Caprilli non cambierà stile di vita e resterà sempre un cavaliere. Bricherasio e Agnelli condivideranno la passione per l’innovazione, per i motori e per l’auto. Ma l’affinità di idee si fermerà lì. Sul modo di concepire l’industria avranno punti vista diametralmente opposti.

Agnelli, ricco e borghese, pensa già in grande anticipando sotto molti aspetti la visione che ne avrà Henry Ford. L’aristocratico Bricherasio è invece molto attento alle questioni sociali tanto da essere soprannominato il conte rosso: vede l’industria e l’automobile innanzi tutto come uno strumento di crescita della società e dei lavoratori e in questo anticipa di mezzo secolo quelli che saranno gli ideali di Adriano Olivetti.
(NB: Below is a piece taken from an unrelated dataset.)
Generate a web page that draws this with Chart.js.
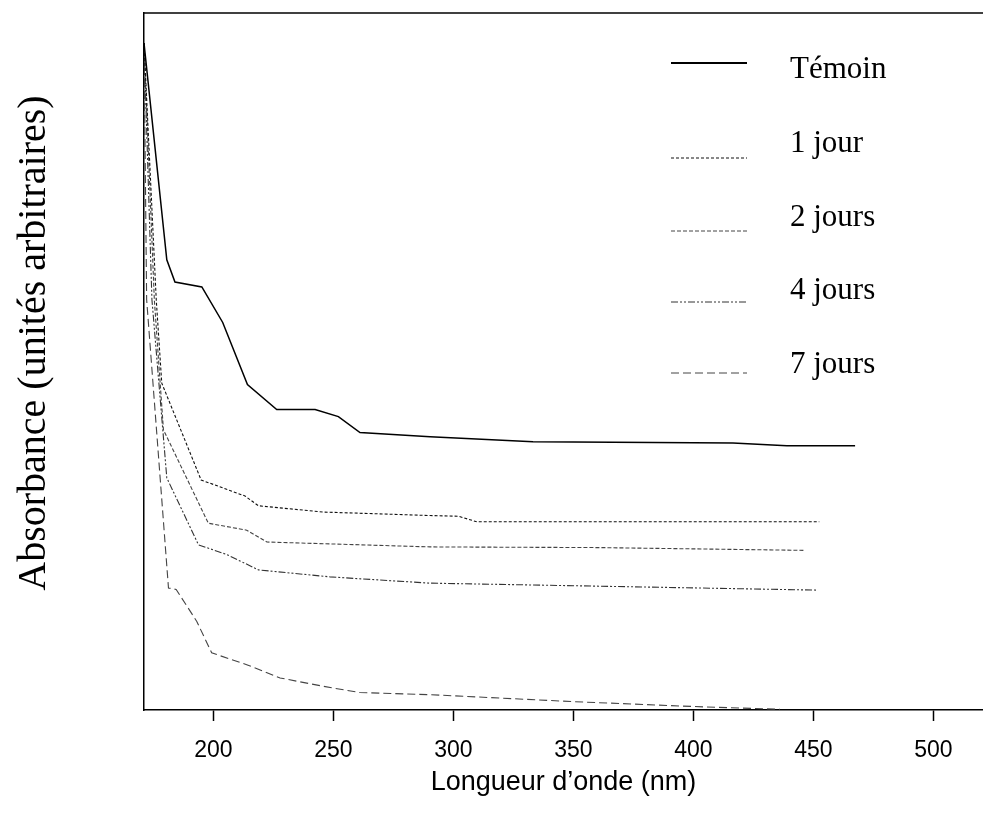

La collaborazione fra i due si rivela presto impossibile e finisce con una clamorosa rottura: Bricherasio viene estromesso e Agnelli resta padrone incontrastato della Fiat. Quale sarà l’epilogo?

Purtroppo non sempre vincono i migliori ma il modo in cui Caponetti racconta i protagonisti di Quando l’automobile uccise la cavalleria (titolo già emblematico) stimola ad arrivare fino all’ultima pagina. E in conclusione ne sapremo di più non solo su come è andata veramente la nascita della Fiat ma anche su come era l’Italia di quell’epoca.